BPK: Stimulus Fiskal Tidak Efektif

KN.INFO, JAKARTA - Badan Pemeriksa Keuangan atau BPK melaporkan pengalokasian anggaran dan pemilihan program atau kegiatan Stimulus Fiskal belanja infrastruktur tahun 2009, yang merupakan satu bagian dari kebijakan stimulus pemerintah, belum sepenuhnya efektif untuk meningkatkan daya serap tenaga kerja. Stimulus fiskal itu pun belum efektif mengatasi pemutusan hubungan kerja, walaupun secara umum perekonomian Indonesia pada tahun 2009 tetap tumbuh sebesar 4,5 persen di tengah krisis keuangan dunia.
Kepala BPK Hadi Purnomo di Jakarta, Selasa (5/4/2011) mengungkapkan hal tersebut saat menyampaikan Ihktisar Hasil Pemeriksaan Semester (IHPS) II 2010 dalam Sidang Paripurna DPR RI.
Laporan BPK menunjukkan, kondisi itu dibuktikan dengan adanya tenaga kerja yang tidak terserap minimal sebanyak 216.520 orang hari dan 333 temuan pemeriksaan senilai Rp 151,49 miliar atau 3,69 persen dari realisasi anggaran yang diperiksa. Hal tersebut disebabkan oleh kelemahan kebijakan, sistem atau prosedur perencanaan, penganggaran, dan pemilihan program yang tidak mempertimbangkan tujuan program stimulus belanja infrastruktur serta ketidakpatuhan terhadap peraturan perundang-undangan.
Pemeriksaan atas stimulus fiskal 2009 merupakan bagian dari Pemeriksaan Kinerja. Pemeriksaan jenis ini merupakan pemeriksaan atas pengelolaan keuangan negara yang terdiri atas pemeriksaan aspek ekonomi dan efisiensi serta pemeriksaan aspek efektivitas.
Dalam Semester II Tahun 2010, BPK telah melaksanakan pemeriksaan kinerja atas 147 objek pemeriksaan atau 20 persen dari seluruh objek pemeriksaan Semester II Tahun 2010, terdiri dari 46 objek pemeriksaan di lingkungan pemerintah pusat, 89 objek pemeriksaan di lingkungan pemerintah daerah, 3 BUMN, dan 9 PDAM.
Hasil pemeriksaan BPK dapat dikelompokkan dalam beberapa tema pemeriksaan sebagai berikut:
Selintas, efektivitas penempatan dan perlindungan tenaga kerja Indonesia (TKI) di luar negeri tidak tercapai secara optimal karena kompleksitasnya masalah. Permasalahan tersebut yaitu penempatan TKI di luar negeri tidak didukung secara penuh dengan kebijakan yang utuh, komprehensif dan transparan untuk melindungi hak-hak dasar TKI.

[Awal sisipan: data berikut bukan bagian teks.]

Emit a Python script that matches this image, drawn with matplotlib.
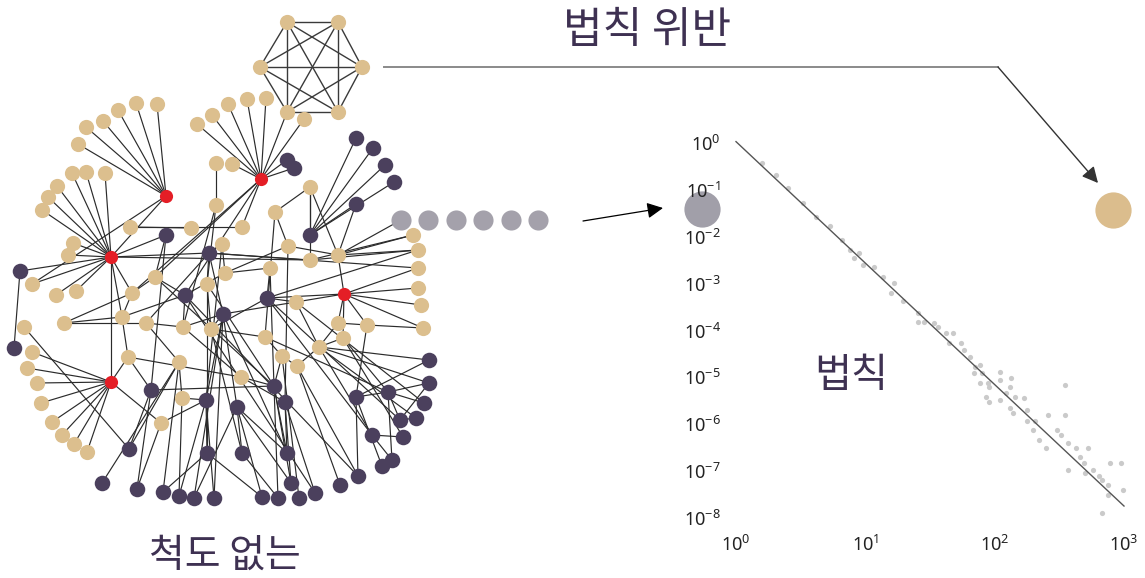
import numpy as np
import matplotlib
matplotlib.use("Agg")
import matplotlib.pyplot as plt
from matplotlib.patches import FancyArrowPatch
from matplotlib.ticker import NullLocator

plt.rcParams['font.family'] = ['Noto Sans CJK KR', 'DejaVu Sans']
plt.rcParams['mathtext.fontset'] = 'custom'
plt.rcParams['mathtext.rm'] = 'Noto Sans'

# ---- network layout (pixel positions) ----
red_x = [166, 261, 111, 344, 111]
red_y = [196, 179, 257, 294, 382]

tan_x = [78, 86, 103, 118, 136, 157, 197, 212, 228, 247, 266, 304, 216, 232,
         72, 86, 105, 57, 48, 42, 73, 68, 32, 56, 76, 24, 32, 27, 37, 41, 52,
         62, 74, 87, 413, 418, 418, 418, 421, 423, 338, 367, 338, 343, 130,
         191, 242, 216, 275, 310, 288, 310, 222, 225, 270, 155, 207, 132, 296,
         64, 122, 146, 183, 211, 265, 128, 179, 282, 297, 319, 241, 182, 161]
tan_y = [144, 127, 121, 110, 103, 104, 124, 115, 104, 99, 98, 119, 163, 164,
         173, 172, 173, 186, 197, 210, 243, 255, 284, 295, 291, 327, 352, 368,
         383, 403, 422, 435, 444, 452, 235, 250, 268, 288, 305, 328, 255, 325,
         323, 338, 227, 228, 227, 205, 212, 187, 246, 260, 244, 273, 268, 277,
         284, 293, 302, 323, 317, 323, 327, 329, 337, 357, 362, 356, 366, 347,
         377, 398, 423]

dark_x = [287, 294, 20, 14, 356, 373, 385, 394, 356, 310, 166, 209, 185, 267,
          223, 151, 274, 206, 237, 285, 356, 388, 429, 429, 424, 416, 400, 403,
          372, 392, 382, 358, 340, 315, 299, 291, 287, 278, 262, 242, 207, 214,
          194, 179, 163, 137, 102, 129]
dark_y = [160, 168, 271, 348, 138, 148, 165, 182, 204, 235, 235, 253, 295, 298,
          314, 390, 386, 400, 407, 402, 397, 392, 360, 383, 403, 418, 420, 437,
          435, 460, 466, 476, 485, 493, 498, 483, 453, 498, 497, 453, 453, 498,
          498, 496, 492, 489, 483, 449]

hex_x = [287, 338, 260, 362, 287, 338]
hex_y = [22, 22, 67, 67, 112, 112]

gray_x = [401, 428, 456, 483, 511, 538]
gray_y = [220, 220, 220, 220, 220, 220]

# star lists: first node linked to every following node
stars = [
    "r0 t0 t1 t2 t3 t4 t5 r2 t22",
    "r1 t6 t7 t8 t9 t10 h4 t11 d0 d1 t13 t57 d12 t55 t46",
    "r2 t14 t15 t16 t17 t18 t19 t20 t21 t22 t23 t24 d2 r4 t57 d10 d11 t51 t60",
    "r4 t26 t27 t28 t29 t30 t31 t32 t33 t65 t72",
    "r3 t36 t37 t38 t39 t40 t41 t42 t43 t58 d13",
    "d2 d3", "t25 d47", "t12 t47", "t44 t45 t46", "d10 d15 t55",
    "t47 t56 t62", "t49 t48 d9 t40 t51", "d9 d4 d5 d6 d7 d8",
    "t40 d8 t34 t35 g0 t50", "t48 t50 t64", "t50 t53 d19",
    "t51 t35 t34 d11", "d11 t52 d14 t56 t61 t36", "t52 t53 d17",
    "t53 t54 d12", "t54 d13 d16", "d13 t58 t35 d26 d28 t63",
    "t55 d12 t57 d16", "d12 t60 t62 d31 d33", "t56 t63 d16 d40",
    "t57 t59 t60", "t59 t61 t60", "t60 t65", "t61 t62 t66", "t62 d14 t70",
    "d14 d18 d17 d42 d41 t63 d36", "t63 t64 d39", "t64 t67 d21",
    "t58 d14 t69 d24", "t67 t68 d16 d34", "t68 t69 d32 d31",
    "t69 t43 d22 d25 d28 d23", "t42 t41 t69", "t41 t39 d20", "t43 d21 d27",
    "t65 t70 d15", "t66 t71 d44", "t70 d16 d19", "d15 d16 d45 d47",
    "t71 d17 d43", "t72 d17", "d16 d35 d37 d36", "d17 d41 d43 d40",
    "d18 d42 d38 d36 d35 d39", "d19 d36 d35 d33", "d20 d21 d22 d30 d31",
    "d21 d24 d26 d23 d29", "d47 t66", "d46 t66", "d44 d40", "d45 t72",
    "d28 d27 d29", "d26 d25 d23", "d38 d40", "d39 d37",
]

# ---- degree distribution (log10 values) ----
log_k = [0.20, 0.31, 0.40, 0.52, 0.62, 0.73, 0.82, 0.88, 0.91, 0.95, 0.98, 1.07,
         1.14, 1.22, 1.20, 1.29, 1.41, 1.45, 1.41, 1.53, 1.56, 1.62, 1.68, 1.65,
         1.74, 1.76, 1.81, 1.85, 1.89, 1.84, 1.90, 1.95, 1.89, 1.96, 2.04, 2.04,
         2.13, 2.12, 1.93, 1.96, 2.04, 2.09, 2.16, 2.23, 2.12, 2.14, 2.25, 2.25,
         2.31, 2.30, 2.34, 2.40, 2.41, 2.54, 2.54, 2.48, 2.51, 2.57, 2.63, 2.72,
         2.57, 2.66, 2.69, 2.70, 2.76, 2.81, 2.83, 2.88, 2.89, 2.98, 2.99, 2.88,
         2.83]
log_p = [-0.43, -0.68, -0.97, -1.29, -1.57, -1.78, -2.07, -2.28, -2.46, -2.35,
         -2.60, -2.64, -2.85, -2.99, -3.21, -3.38, -3.63, -3.81, -3.81, -3.85,
         -3.92, -4.06, -4.06, -4.27, -4.27, -4.41, -4.56, -4.77, -4.73, -4.91,
         -4.91, -5.12, -5.12, -5.20, -4.88, -5.05, -5.02, -5.20, -5.41, -5.52,
         -5.48, -5.34, -5.41, -5.44, -5.66, -5.76, -5.69, -5.94, -5.94, -6.12,
         -6.33, -6.51, -5.80, -5.80, -5.16, -6.12, -6.23, -6.40, -6.51, -6.51,
         -6.97, -6.69, -6.83, -7.04, -6.97, -7.11, -7.19, -7.29, -6.83, -6.83,
         -7.40, -7.51, -7.90]
fit_k = [1, 1000]
fit_p = [1.07, 1.8e-8]

x_ticks = [1, 10, 100, 1000]
x_labels = ['$10^{0}$', '$10^{1}$', '$10^{2}$', '$10^{3}$']
y_ticks = [10.0 ** -i for i in range(9)]
y_labels = ['$10^{%d}$' % -i if i else '$10^{0}$' for i in range(9)]

TAN = '#dcbf8e'
DARK = '#4b405d'
RED = '#e41e26'
GRAY = '#a4a1ab'
TXT = '#3e3152'

W, H = 1145, 578
fig = plt.figure(figsize=(W / 100, H / 100), dpi=100)
ax = fig.add_axes([0, 0, 1, 1])
ax.set_xlim(0, W)
ax.set_ylim(H, 0)
ax.axis('off')

pos = {}
for pre, xs, ys in (('r', red_x, red_y), ('t', tan_x, tan_y), ('d', dark_x, dark_y),
                    ('h', hex_x, hex_y), ('g', gray_x, gray_y)):
    for i in range(len(xs)):
        pos[pre + str(i)] = (xs[i], ys[i])

for s in stars:
    names = s.split()
    a = pos[names[0]]
    for n in names[1:]:
        b = pos[n]
        ax.plot([a[0], b[0]], [a[1], b[1]], color='#2b2b2b', lw=0.85, zorder=1)

for i in range(6):
    for j in range(i + 1, 6):
        ax.plot([hex_x[i], hex_x[j]], [hex_y[i], hex_y[j]], color='#3a3a3a',
                lw=1.0, zorder=1)

ax.scatter(tan_x, tan_y, s=120, color=TAN, lw=0, zorder=3)
ax.scatter(hex_x, hex_y, s=120, color=TAN, lw=0, zorder=3)
ax.scatter(dark_x, dark_y, s=125, color=DARK, lw=0, zorder=3)
ax.scatter(red_x, red_y, s=90, color=RED, lw=0, zorder=4)
ax.scatter(gray_x, gray_y, s=210, color=GRAY, lw=0, zorder=3)

# big markers beside the plot
ax.scatter([702], [209], s=680, color='#a19fa9', lw=0, zorder=3)
ax.scatter([1113], [210], s=680, color='#dbbd8d', lw=0, zorder=3)

# arrows
ax.add_patch(FancyArrowPatch((583, 221), (663, 208), arrowstyle='-|>',
                             mutation_scale=24, color='black', lw=0.9,
                             shrinkA=0, shrinkB=0))
ax.plot([384, 998], [67, 67], color='#8a8a8a', lw=1.4, zorder=1)
ax.add_patch(FancyArrowPatch((998, 67), (1098, 183), arrowstyle='-|>',
                             mutation_scale=24, color='#333333', lw=1.0,
                             shrinkA=0, shrinkB=0))

ax.text(647, 31, '법칙 위반', fontsize=31, color=TXT, ha='center', va='center')
ax.text(851, 375, '법칙', fontsize=29, color=TXT, ha='center', va='center')
ax.text(225, 556, '척도 없는', fontsize=28, color=TXT, ha='center', va='center')

# ---- log-log inset ----
ax2 = fig.add_axes([736 / W, 1 - 518 / H, (1124 - 736) / W, (518 - 143) / H])
ax2.set_xscale('log')
ax2.set_yscale('log')
ax2.patch.set_alpha(0)
for sp in ax2.spines.values():
    sp.set_visible(False)
ax2.scatter(10.0 ** np.array(log_k), 10.0 ** np.array(log_p), s=14,
            color='#cacaca', lw=0, clip_on=False)
ax2.plot(fit_k, fit_p, color='#555555', lw=1.0, clip_on=False)
ax2.set_xlim(1, 1000)
ax2.set_ylim(1e-8, 1)
ax2.set_xticks(x_ticks)
ax2.set_xticklabels(x_labels)
ax2.set_yticks(y_ticks)
ax2.set_yticklabels(y_labels)
ax2.xaxis.set_minor_locator(NullLocator())
ax2.yaxis.set_minor_locator(NullLocator())
ax2.tick_params(axis='x', length=0, pad=12, labelsize=13, labelcolor='#222222')
ax2.tick_params(axis='y', length=0, pad=11, labelsize=13, labelcolor='#222222')

fig.savefig('out.png', dpi=100)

Ketidakjelasan kebijakan dan lemahnya sistem penempatan dan perlindungan TKI memberikan peluang terjadinya penyimpangan sejak proses rekrutmen, pelatihan dan pengujian kesehatan, pengurusan dokumen, proses penempatan di negera tujuan sampai dengan pemulangan TKI ke tanah air.